Been lurking for a while now, but I need to post.
I find it really difficult to express emotion. I've spent my life withdrawing into myself to avoid feeling the pain/hurt from other people.
Now when I have an argument with my BF (very very rarely - I avoid arguing), I get so caught up in the emotion that I end up leaving the house and walking around the streets and just trying to deal with what happened.
I guess it could be described as switching off to external stimulus. No talking, don't eat etc. Its not the "silent treatment". I just feel unable to deal with it and just feel so hurt inside.

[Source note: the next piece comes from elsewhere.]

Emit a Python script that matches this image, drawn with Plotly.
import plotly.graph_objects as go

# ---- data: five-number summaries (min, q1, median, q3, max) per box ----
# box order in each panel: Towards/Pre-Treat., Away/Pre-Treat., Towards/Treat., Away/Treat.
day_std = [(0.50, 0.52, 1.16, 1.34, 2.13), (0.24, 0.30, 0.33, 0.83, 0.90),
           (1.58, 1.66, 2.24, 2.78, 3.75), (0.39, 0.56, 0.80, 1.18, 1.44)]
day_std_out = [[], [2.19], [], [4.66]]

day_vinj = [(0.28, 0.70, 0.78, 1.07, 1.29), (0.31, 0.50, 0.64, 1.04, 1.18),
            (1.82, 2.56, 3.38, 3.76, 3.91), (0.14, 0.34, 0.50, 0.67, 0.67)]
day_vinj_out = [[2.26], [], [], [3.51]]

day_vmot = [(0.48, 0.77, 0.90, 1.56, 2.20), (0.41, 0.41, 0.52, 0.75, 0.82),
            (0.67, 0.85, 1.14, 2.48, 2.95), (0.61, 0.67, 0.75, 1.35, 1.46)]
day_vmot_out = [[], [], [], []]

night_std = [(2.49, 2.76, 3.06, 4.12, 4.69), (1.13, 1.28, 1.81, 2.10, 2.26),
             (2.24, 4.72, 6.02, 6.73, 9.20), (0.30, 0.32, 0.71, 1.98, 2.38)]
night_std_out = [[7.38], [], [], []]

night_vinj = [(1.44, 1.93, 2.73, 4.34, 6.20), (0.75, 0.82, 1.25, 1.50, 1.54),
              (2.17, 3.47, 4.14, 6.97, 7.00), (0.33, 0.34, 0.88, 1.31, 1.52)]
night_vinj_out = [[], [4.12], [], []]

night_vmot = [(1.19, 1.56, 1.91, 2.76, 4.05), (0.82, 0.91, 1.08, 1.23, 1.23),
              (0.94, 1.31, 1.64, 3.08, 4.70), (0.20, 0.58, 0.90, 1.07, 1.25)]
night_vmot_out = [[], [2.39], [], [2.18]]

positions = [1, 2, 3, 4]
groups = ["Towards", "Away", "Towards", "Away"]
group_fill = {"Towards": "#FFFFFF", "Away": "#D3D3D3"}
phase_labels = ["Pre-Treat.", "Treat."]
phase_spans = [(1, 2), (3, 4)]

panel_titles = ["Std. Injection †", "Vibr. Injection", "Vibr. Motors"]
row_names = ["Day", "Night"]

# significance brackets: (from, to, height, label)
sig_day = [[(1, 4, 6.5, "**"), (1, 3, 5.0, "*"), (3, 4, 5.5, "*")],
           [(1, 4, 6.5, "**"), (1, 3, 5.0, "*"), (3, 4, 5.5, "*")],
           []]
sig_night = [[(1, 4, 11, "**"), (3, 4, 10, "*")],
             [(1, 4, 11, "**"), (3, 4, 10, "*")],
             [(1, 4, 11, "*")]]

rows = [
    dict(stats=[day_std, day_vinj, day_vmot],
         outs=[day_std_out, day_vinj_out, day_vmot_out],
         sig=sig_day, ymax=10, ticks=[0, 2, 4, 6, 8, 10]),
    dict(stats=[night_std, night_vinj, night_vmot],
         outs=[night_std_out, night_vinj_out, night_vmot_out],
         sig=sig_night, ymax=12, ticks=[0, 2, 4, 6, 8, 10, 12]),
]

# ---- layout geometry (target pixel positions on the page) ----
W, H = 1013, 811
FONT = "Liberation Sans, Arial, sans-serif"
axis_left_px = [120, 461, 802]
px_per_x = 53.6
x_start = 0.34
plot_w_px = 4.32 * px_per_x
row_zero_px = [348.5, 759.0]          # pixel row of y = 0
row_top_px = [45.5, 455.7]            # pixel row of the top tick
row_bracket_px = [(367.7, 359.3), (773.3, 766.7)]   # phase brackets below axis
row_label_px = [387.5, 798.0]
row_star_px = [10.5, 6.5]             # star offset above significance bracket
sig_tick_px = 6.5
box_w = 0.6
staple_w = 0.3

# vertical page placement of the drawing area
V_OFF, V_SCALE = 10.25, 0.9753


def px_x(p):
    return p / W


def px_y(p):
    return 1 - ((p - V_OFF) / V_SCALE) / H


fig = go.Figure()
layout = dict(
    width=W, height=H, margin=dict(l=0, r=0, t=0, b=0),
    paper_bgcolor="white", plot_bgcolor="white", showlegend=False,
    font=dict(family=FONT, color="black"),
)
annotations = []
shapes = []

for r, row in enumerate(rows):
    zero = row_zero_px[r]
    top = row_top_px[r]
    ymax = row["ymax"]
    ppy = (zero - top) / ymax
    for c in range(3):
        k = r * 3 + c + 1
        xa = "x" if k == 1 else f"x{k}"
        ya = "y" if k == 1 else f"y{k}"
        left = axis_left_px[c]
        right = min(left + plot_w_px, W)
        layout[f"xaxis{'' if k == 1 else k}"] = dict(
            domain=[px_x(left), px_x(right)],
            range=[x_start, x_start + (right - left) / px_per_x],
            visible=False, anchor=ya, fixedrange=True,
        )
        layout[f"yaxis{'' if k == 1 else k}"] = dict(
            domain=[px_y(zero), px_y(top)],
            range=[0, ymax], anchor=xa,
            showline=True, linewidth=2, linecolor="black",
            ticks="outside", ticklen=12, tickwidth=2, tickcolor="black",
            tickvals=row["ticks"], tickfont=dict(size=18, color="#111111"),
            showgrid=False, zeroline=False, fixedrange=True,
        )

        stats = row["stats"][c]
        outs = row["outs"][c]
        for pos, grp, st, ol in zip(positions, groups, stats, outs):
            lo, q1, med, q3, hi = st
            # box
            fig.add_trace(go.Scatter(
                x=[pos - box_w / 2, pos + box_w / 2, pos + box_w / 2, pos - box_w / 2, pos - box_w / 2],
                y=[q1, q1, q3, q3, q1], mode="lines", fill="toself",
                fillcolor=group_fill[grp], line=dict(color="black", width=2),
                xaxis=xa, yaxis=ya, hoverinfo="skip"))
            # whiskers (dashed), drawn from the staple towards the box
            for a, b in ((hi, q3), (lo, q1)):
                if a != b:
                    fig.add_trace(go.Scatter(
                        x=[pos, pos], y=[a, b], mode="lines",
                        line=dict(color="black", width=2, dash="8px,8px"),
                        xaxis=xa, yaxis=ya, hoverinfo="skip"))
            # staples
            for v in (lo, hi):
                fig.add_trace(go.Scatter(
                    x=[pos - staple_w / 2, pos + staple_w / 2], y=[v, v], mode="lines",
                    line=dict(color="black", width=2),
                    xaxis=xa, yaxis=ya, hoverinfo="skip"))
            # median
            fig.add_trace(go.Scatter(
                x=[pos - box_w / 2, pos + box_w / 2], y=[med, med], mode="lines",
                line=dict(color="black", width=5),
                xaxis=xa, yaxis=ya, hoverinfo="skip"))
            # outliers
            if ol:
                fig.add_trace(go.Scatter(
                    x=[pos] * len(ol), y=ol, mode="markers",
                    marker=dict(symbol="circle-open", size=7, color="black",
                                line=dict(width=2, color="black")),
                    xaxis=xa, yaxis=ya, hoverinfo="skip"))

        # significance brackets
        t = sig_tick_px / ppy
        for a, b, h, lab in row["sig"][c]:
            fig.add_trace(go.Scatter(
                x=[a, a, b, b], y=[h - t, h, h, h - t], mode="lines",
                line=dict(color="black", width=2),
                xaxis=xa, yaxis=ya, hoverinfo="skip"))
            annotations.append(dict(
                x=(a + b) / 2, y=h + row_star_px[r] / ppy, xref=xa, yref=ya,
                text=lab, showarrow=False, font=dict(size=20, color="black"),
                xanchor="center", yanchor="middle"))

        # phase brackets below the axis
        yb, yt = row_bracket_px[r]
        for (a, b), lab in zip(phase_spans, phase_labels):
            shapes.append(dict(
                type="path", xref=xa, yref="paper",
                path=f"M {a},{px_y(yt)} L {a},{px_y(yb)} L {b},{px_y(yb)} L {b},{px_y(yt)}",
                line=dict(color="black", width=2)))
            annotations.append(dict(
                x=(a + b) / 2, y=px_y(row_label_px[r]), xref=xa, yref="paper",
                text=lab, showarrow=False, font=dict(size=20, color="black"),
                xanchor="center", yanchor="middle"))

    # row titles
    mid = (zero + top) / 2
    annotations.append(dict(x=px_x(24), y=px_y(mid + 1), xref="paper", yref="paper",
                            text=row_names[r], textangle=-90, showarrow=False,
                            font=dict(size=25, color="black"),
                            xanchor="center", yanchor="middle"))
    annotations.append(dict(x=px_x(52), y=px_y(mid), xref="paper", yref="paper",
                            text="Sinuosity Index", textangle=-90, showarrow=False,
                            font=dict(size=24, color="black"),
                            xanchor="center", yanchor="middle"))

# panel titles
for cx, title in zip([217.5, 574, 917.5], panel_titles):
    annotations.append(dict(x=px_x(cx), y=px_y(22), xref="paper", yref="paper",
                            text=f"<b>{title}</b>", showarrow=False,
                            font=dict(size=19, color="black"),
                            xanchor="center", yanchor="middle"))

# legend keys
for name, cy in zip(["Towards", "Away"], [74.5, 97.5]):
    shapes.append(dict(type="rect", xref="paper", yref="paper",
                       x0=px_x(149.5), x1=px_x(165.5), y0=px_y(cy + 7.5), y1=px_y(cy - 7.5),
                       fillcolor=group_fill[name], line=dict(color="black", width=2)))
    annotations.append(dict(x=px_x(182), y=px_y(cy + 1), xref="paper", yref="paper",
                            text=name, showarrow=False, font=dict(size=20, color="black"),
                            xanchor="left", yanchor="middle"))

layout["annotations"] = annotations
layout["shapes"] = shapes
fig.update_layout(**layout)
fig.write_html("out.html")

We had an argument last night over the phone. We were supposed to be spending the evening together as he is going away for the weekend. Instead he went and did something else. I was upset, and it ended up with him telling me I need to adjust my attitude.
I ended up just sitting outside in the dark... couldn't go inside. He eventually came out and managed to get me back inside.
I've finally found someone that understands that I"m weird, but doesn't mind. He does complain that I don't express my emotions and I don't ever tell him how much I care. I guess its to avoid being hurt.
I don't want to drive him away. He is the only person in the world who really knows me, and I totally trust him and can be myself. (instead of the acting I do every day at work)
I don't know if anyone can help, but I really needed to just get it out. He is coming back tomorrow and I just don't know how I'm supposed to react.